Easy-to-grow and a cheerful, brightly flowering perennial, blackberry lily (Iris domestica, formerly Belamcanda chinensis) is also called leopard flower because of the dozens of spots seen on the flower petals. Loved by butterflies and bees, the flowers readily form seed capsules teeming with fertile, black seeds. Harvest these seeds when the seed capsules ripen and turn beige, or when they split open. Cut the stems and allow them to dry, releasing the seeds.
Allow the plant to flower and form the swollen seed capsules on the stems across summer.
Cut off the stems with the seed capsules with a pruners or scissors when the seed capsules ripen or break open to reveal the black seeds. The capsules turn beige and become papery before splitting open. The black seeds will persist on the stems for several weeks, giving ample time for you to cut stems.
Place the stems on a sheet of newspaper on an indoor table, allowing the stems to further dry and the seeds to naturally drop off the capsule onto the newspaper.
Gather up the black seeds from the newspaper after 1 to 3 weeks of drying on the newspaper-covered table. Discard the newspaper and plant debris when all seeds are collected. Put the seeds in a paper cup or envelope.
Expose the blackberry lily seeds to a chilly environment, such as in a refrigerator for 7 to 10 days. Sow the seeds outdoors in the early autumn to germinate. Alternatively, sow the seeds in the garden and allow them to naturally sprout in early spring when conditions are favorable.
Things You Will Need
- Hand pruners or scissors
- Plants that arise from the seeds are not going to flower exactly like the plants from which they came. There is great genetic variation in blackberry lily seeds, and even if a mother plant was red-flowering, the seed plants can range from pale yellow-flowering to violet or heavily spotted flowering individuals.

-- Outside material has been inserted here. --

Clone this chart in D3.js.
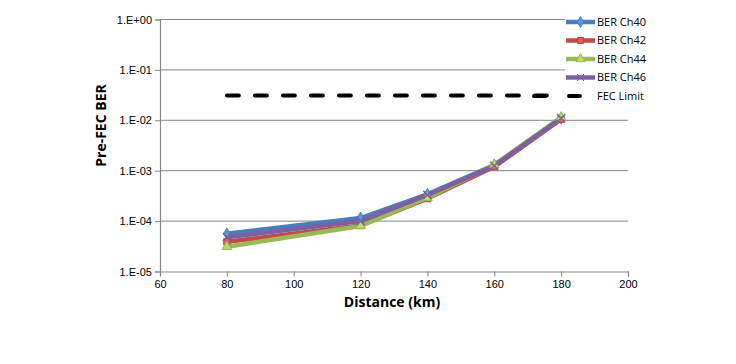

- To retain the flowering characteristics of the blackberry lily, root divisions must be made to create identical new plants.
- Blackberry lily seeds need some chilling before they germinate. Do not store freshly harvested seeds indoors over winter and expect full germination when sown next spring. Store them in a cool, dry location over winter, such as a basement or unheated garage.